The joint emphasis on owners of capitalist enterprises as the source of jobs reflects both political parties’ dependence on contributions from rich donors and turns the relationship of employees and employers on its head. Or, more precisely, it reflects a way of looking at the world that seeks to preserve current economic relationships as natural and inevitable, which is akin to looking through a telescope from the wrong end.

During Europe’s feudal period, kings and their sycophants, who controlled the media of the day, proclaimed that they ruled by “divine right.” Their “subjects” were conditioned to believe they were necessarily subjects because the kings were born as kings. It took centuries, but eventually those erstwhile subjects realized that kings remained kings only because they viewed themselves as subjects. When they recognized that monarchy was not the natural or inevitable order of things, the reigns of the kings – and, indeed, the entire feudal system – were doomed.

Similarly, we should question the idea that business owners, especially transnational corporations, are “job creators.” They do not create jobs, they hire employees in pursuit of profit.
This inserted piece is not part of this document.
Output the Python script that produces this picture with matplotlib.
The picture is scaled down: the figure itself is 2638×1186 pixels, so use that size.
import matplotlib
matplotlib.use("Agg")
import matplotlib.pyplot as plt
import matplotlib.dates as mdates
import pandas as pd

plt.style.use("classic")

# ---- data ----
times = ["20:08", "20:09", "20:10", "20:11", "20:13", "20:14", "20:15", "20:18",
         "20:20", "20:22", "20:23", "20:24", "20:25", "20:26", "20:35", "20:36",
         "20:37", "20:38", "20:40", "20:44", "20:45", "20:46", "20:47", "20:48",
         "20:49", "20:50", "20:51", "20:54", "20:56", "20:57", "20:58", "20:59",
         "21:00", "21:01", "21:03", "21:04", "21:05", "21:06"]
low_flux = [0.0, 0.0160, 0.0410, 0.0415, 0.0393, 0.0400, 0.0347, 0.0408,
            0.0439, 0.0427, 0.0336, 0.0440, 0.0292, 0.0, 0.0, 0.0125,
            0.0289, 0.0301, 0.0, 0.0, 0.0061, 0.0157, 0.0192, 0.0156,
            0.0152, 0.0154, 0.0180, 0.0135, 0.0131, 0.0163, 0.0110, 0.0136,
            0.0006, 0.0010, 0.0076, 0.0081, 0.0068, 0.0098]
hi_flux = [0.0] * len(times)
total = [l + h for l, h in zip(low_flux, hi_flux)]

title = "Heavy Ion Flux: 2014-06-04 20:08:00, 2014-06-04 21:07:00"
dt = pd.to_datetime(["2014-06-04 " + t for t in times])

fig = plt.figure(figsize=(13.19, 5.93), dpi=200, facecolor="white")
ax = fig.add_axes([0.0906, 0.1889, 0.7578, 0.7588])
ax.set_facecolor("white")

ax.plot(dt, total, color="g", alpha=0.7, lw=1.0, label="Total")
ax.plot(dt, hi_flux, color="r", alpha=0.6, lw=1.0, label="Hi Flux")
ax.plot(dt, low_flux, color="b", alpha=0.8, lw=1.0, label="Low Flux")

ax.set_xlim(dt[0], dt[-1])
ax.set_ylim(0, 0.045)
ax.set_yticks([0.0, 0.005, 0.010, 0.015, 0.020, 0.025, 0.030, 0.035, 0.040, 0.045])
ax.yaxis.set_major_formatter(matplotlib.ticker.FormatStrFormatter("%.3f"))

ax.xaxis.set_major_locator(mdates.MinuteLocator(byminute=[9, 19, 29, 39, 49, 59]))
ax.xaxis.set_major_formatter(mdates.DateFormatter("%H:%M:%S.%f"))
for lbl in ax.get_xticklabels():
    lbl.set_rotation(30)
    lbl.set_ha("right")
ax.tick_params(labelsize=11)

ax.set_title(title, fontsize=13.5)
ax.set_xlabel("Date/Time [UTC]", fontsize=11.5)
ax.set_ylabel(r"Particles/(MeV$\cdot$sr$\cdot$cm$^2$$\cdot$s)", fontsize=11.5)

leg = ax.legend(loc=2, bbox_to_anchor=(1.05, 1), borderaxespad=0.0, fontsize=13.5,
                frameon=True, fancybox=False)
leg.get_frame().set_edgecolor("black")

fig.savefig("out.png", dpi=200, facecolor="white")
If they do not anticipate making money from the labor of their employees, they will refrain from “creating” any jobs. If they can make greater profit by laying off employees, they will not hesitate to do so. Just as his subjects were conditioned to view the feudal system from the point of view that benefitted the king, so too are employees today conditioned to look at our economic system from the point of view of the bosses. But if we look at the same system from the point of view of employees, their bosses are not job creators, they – the employees – are wealth producers. They make profits for their employers. They are not employed because of the beneficence of business owners and entrepreneurs, but because those business owners and entrepreneurs expect to profit from their sweat and skill – and when they stop making profits, they will be out of work.
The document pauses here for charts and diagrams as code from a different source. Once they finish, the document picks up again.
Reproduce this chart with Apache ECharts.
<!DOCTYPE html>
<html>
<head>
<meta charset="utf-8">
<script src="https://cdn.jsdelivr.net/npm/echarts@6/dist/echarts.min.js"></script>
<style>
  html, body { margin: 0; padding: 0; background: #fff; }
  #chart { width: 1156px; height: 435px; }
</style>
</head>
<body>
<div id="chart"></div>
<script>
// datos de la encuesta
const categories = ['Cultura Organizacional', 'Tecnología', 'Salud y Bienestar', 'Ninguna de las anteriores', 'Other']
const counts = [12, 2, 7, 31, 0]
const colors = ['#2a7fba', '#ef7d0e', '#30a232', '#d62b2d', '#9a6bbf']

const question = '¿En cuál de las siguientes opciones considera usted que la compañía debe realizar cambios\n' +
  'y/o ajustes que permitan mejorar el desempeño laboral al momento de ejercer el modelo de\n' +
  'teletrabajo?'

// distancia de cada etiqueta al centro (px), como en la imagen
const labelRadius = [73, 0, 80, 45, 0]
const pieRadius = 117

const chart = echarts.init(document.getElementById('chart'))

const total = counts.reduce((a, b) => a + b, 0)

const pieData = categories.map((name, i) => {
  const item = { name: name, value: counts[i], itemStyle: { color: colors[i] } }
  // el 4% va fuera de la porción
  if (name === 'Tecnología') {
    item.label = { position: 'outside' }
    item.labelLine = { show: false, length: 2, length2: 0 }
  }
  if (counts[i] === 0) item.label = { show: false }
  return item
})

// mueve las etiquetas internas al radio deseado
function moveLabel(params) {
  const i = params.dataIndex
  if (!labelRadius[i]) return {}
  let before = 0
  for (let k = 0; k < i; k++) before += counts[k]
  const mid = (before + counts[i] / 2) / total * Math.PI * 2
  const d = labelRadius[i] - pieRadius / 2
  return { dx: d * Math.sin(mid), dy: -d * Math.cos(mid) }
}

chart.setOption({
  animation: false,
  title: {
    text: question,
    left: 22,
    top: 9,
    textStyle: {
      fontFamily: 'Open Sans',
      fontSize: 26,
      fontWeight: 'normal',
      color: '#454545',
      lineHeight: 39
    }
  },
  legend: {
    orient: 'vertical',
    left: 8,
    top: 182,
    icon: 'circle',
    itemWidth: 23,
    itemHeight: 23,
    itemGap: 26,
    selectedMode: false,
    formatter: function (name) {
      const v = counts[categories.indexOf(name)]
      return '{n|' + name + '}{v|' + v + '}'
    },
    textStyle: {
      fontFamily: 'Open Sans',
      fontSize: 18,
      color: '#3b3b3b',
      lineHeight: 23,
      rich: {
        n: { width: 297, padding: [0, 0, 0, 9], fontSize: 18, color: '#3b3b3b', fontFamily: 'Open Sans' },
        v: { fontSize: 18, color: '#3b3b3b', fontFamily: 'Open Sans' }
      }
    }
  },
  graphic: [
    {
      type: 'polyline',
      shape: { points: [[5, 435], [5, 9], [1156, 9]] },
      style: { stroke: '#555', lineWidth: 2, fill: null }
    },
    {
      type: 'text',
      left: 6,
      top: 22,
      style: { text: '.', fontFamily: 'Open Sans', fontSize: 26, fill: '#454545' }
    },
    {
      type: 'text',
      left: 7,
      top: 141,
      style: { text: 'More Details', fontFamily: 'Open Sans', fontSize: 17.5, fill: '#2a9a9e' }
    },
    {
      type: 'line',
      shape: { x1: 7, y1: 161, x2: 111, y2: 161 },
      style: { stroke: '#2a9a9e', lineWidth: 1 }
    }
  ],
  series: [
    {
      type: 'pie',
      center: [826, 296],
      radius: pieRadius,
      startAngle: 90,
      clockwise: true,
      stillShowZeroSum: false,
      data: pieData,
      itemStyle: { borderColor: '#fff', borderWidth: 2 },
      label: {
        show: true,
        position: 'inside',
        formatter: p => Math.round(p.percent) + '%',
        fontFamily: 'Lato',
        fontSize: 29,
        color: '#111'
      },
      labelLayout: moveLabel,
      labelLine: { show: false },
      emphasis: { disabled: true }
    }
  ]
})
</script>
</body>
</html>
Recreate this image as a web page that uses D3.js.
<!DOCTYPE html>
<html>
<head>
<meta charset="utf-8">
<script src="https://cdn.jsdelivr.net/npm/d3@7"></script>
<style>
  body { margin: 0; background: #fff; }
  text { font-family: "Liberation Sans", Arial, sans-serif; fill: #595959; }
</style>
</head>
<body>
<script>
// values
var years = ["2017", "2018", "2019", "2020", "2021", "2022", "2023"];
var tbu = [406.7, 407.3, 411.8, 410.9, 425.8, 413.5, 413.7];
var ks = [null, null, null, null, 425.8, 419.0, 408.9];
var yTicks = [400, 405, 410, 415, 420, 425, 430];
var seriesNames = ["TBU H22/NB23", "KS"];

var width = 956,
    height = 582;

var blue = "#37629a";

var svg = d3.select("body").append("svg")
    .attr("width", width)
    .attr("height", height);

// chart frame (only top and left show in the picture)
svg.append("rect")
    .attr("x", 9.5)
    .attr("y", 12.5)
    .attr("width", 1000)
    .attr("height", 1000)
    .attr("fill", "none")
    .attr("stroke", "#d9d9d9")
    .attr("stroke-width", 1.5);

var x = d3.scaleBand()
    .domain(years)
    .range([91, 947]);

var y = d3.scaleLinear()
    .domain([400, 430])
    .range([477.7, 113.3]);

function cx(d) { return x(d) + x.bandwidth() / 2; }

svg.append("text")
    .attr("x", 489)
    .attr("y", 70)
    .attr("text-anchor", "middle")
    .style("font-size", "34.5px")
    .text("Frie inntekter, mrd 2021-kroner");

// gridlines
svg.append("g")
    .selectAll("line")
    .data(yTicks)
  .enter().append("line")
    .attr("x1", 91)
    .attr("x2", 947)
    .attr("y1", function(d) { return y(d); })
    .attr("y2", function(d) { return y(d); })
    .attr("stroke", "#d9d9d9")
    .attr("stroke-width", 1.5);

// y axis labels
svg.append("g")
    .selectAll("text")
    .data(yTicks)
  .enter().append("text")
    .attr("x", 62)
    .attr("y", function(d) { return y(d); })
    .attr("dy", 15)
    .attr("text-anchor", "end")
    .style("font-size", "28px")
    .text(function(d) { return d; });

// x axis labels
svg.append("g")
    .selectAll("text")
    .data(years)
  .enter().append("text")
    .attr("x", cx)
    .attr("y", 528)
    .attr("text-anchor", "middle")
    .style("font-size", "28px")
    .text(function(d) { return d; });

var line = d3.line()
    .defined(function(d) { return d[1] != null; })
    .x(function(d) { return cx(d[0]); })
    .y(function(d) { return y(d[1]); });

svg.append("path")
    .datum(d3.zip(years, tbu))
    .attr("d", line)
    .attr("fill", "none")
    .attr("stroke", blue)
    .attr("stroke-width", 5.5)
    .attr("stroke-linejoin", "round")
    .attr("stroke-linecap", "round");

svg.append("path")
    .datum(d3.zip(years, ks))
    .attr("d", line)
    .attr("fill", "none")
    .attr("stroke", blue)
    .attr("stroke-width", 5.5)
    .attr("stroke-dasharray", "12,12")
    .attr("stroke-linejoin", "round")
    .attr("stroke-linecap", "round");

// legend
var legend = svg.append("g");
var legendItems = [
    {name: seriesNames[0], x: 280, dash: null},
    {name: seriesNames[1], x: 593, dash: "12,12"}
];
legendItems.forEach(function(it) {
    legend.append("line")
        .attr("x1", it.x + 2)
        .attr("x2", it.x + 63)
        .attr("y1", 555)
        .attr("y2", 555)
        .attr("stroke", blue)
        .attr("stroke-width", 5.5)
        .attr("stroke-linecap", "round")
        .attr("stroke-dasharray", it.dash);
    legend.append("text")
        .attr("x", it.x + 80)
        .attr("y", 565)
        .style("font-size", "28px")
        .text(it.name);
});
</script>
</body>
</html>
Sam Walton did not make Walmart what it is today. That is not to say that he never worked hard, though his family has no need to any more. Rather, it was the hard work of the millions of employees being paid starvation wages, many of whom are now dependent on government benefits to survive, that enriched the Waltons. The debate in Congress is, of course, over how much those benefits should be cut, while no consideration is given to reducing benefits enjoyed by transnational corporations or their owners.

Nor do Donald Thompson, McDonald’s CEO, or Daniel Schwartz and Bernard Hees of Burger King produce the profits that pay them their astronomical salaries. Those salaries – and the dividends paid to shareholders – are the product of the work of the fast-food workers who, if they are fortunate, can barely pay for the basic necessities of life.
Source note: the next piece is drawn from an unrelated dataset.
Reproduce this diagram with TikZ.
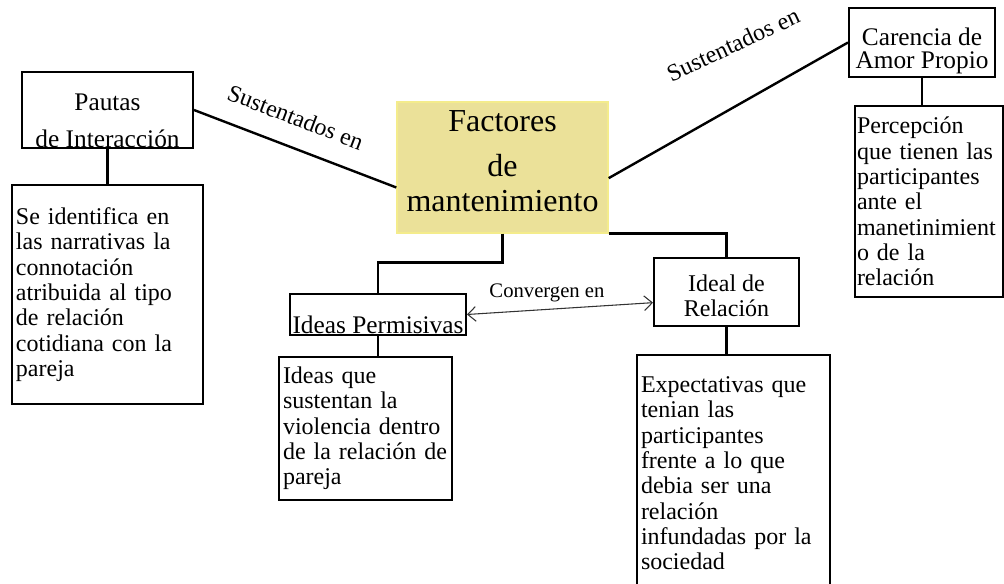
\documentclass[tikz,border=0pt]{standalone}
\usepackage{fontspec}
\setmainfont{Liberation Serif}
\usetikzlibrary{arrows.meta}
\definecolor{factfill}{RGB}{235,225,153}
\definecolor{factedge}{RGB}{244,236,140}

\begin{document}
\begin{tikzpicture}[x=0.75pt, y=-0.75pt,
  font=\fontsize{18}{19}\selectfont,
  titlebox/.style={draw, line width=1.5pt, inner sep=0pt},
  descbox/.style={draw, line width=1.5pt, inner xsep=3pt, inner ysep=0pt, align=left},
  link/.style={line width=1.8pt},
  sust/.style={font=\fontsize{18}{19}\selectfont, inner sep=3pt}]
\useasboundingbox (0,0) rectangle (1004,584);
\clip (0,0) rectangle (1004,584);

\node (factores) [fill=factfill, draw=factedge, line width=1pt, minimum width=158.25pt, minimum height=98.25pt,
  label={[align=center, font=\fontsize{24}{26.25}\selectfont, yshift=4.9pt]center:{Factores\\[7.5pt]de\\mantenimiento}}] at (502.5,167.5) {};

\node (pautas) [titlebox, minimum width=128.25pt, minimum height=57pt,
  label={[align=center, font=\fontsize{19}{19}\selectfont, yshift=-8pt]center:{Pautas\\[8.75pt]de Interacción}}] at (107.5,110) {};
\node (pautasdesc) [descbox, text width=137.25pt, minimum height=164.25pt] at (107.5,294.5)
  {Se identifica en\\las narrativas la\\connotación\\atribuida al tipo\\de relación\\cotidiana con la\\pareja};

\node (carencia) [titlebox, minimum width=109.5pt, minimum height=51.75pt,
  label={[align=center, font=\fontsize{19}{17}\selectfont, yshift=-6.5pt]center:{Carencia de\\Amor Propio}}] at (922,42.5) {};
\node (carenciadesc) [descbox, inner xsep=1.5pt, text width=108pt, minimum height=143.25pt] at (929,201.5)
  {Percepción\\que tienen las\\participantes\\ante el\\manetinimient\\o de la\\relación};

\node (permisivas) [titlebox, minimum width=132pt, minimum height=30.75pt,
  label={[align=center, font=\fontsize{19}{19}\selectfont, yshift=-8pt]center:{Ideas Permisivas}}] at (378,314.5) {};
\node (permisivasdesc) [descbox, text width=123.75pt, minimum height=107.25pt] at (365.5,428.5)
  {Ideas que\\sustentan la\\violencia dentro\\de la relación de\\pareja};

\node (ideal) [titlebox, minimum width=108.75pt, minimum height=51pt,
  label={[align=center, yshift=-3pt]center:{Ideal de\\Relación}}] at (726.5,292) {};
\node (idealdesc) [descbox, text width=138.75pt, minimum height=177.75pt] at (733.5,473.5)
  {Expectativas que\\tenian las\\participantes\\frente a lo que\\debia ser una\\relación\\infundadas por la\\sociedad};

% sustentados en
\draw [link] (pautas.east) -- ([yshift=-15pt]factores.west)
  node (sustizq) [sust, pos=0.45, sloped, above=12pt] {Sustentados en};
\draw [link] ([yshift=-8pt]factores.east) -- (carencia.west)
  node (sustder) [sust, pos=0.52, yshift=47.5pt, rotate=25] {Sustentados en};

\draw [link] (factores.south) -- ++(0,29) -| (permisivas.north);
\draw [link] (factores.south east) -| (ideal.north);

\draw [link] (pautas.south) -- (pautasdesc.north);
\draw [link] (carencia.south) -- (carencia.south |- carenciadesc.north);
\draw [line width=1.2pt] (permisivas.south) -- (permisivas.south |- permisivasdesc.north);
\draw [link] (ideal.south) -- (ideal.south |- idealdesc.north);

\draw [{Straight Barb[length=6pt, width=11pt]}-{Straight Barb[length=6pt, width=11pt]}, line width=0.8pt, black!80]
  (permisivas.east) -- ([yshift=-8pt]ideal.west)
  node (conv) [pos=0.43, above=2pt, black, font=\fontsize{15.5}{16}\selectfont] {Convergen en};

\end{tikzpicture}
\end{document}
Looked at from the point of view of the workers, the idea of increasing the minimum wage is not a question of whether or not it is a good policy, or whether “imposing” such a requirement on business owners unduly burdens them. Nor is it, as the Democrats would have it, simply the right thing to do for fellow human beings, although it is surely that. What neither party is willing to say it that it is a matter of justice and right because, but for those workers, the presumed “job creators” would themselves be starving. They are imposed upon by being forced to enrich their bosses while barely managing to subsist. Few are saying it today, but the old Wobbly hymn said it clearly:

It is we who plowed the prairies, built the cities where they trade,
Dug the mines and built the workshops, endless miles of railroad laid,
Now we stand outcast and starving midst the wonders we have made.

The nature of work and the kinds of jobs to be found in the United States may have changed, but that fundamental truth remains. Owners are not job creators, their employees are wealth producers.